Now, you'll want to download the image attachment, open it and zoom in so you can see pixels clearly. The grey borders are really just to keep you from getting confused, the parser doesn't care about them. You don't have to keep the borders there, but you do need one pixel between each sprite-frame on the sheet, and the borders shouldn't be the same as the detection color. Note that while I've colored the detection pixels for the purposes of this explanation, they need to all be the same color as point(0, 0) normally.
Here's a step-by-step of the parsing process. I've marked the parsing routine with numbers so you can follow it more easily.
1. First, from the current position, the red pixels are located to determine the sprite's size, seen at #1 in the routine. The y2 coordinate will be used again later.
2. The orange pixel far to the right is found by #2 in the routine to determine the number of animation frames. Note that the animation frames are expected to be the same size, if they aren't, you will see some strange things.
3. The second orange pixel immediately to the right of it is found by #3 in the routine, the further to the right, the more frames-per-frame. So if it's only one pixel to the right of the other orange pixel, it will parse to a value of 1, and the animation will advance every frame.

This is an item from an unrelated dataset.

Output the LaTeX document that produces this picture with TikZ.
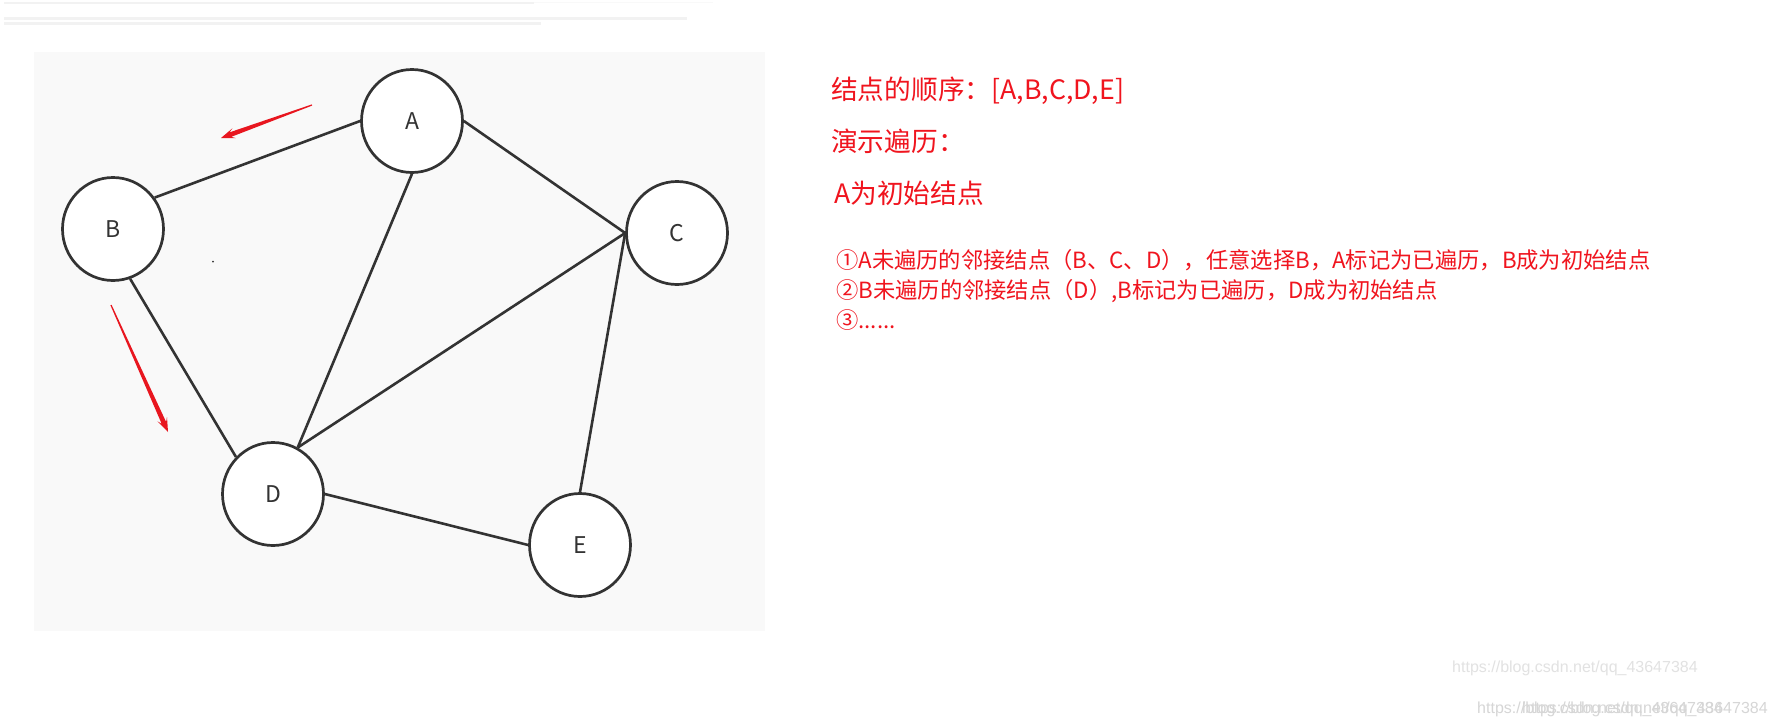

4. Re-using the x2 and y1 coordinates that were left behind, that last box is scanned for the green pixels in #4 and #5 of the routine, to get the hitbox offset and size. This is very intuitive - this little box outlined by these pixels is the hitbox, within the sprite's rectangle. You can even draw a box for yourself as a visual aid - like that light-blue box I've drawn - since this last section is not an animation frame, it only contains the hitbox data.
5. The parser continues down the column with each new sprite, until it detects the end of the column, by finding the blue pixel you see there, detected by #6 in the code. This section also looks for a new column along the top of the image, finding the other blue pixel you see at the top of the second column. If it finds TWO such pixels - the blue and red - it knows this is the last column, and will terminate instead of looking for another column.
Do be careful with the detection pixels - it's easy to forget one, which will cause the parser to slip through and make a mistake. For every sprite, you need:
- First-frame sprite height and width (red)
- Animation count, at right side of last animation frame (orange)
- Frames-per-frame, to the right of the previous pixel (orange)
- Four pixels giving hitbox offset and size (green)
And then you also need column end (blue), new column (blue), and last column (red) pixels. And remember, all of these must be the same color as point(0, 0), which in this case is actually purple, like all the key pixels in the image that I haven't mentioned.
I've done the same scanning thing here with text, in order to implement a text tag replacement routine. In my program, I've used this to make sure if the user changes the keybinds, the program will update the dialogue text that contains the keybinds to reflect the change. It's a pretty flexible routine and can be easily expanded to do all kinds of things to text, I'll post it here too if people are interested.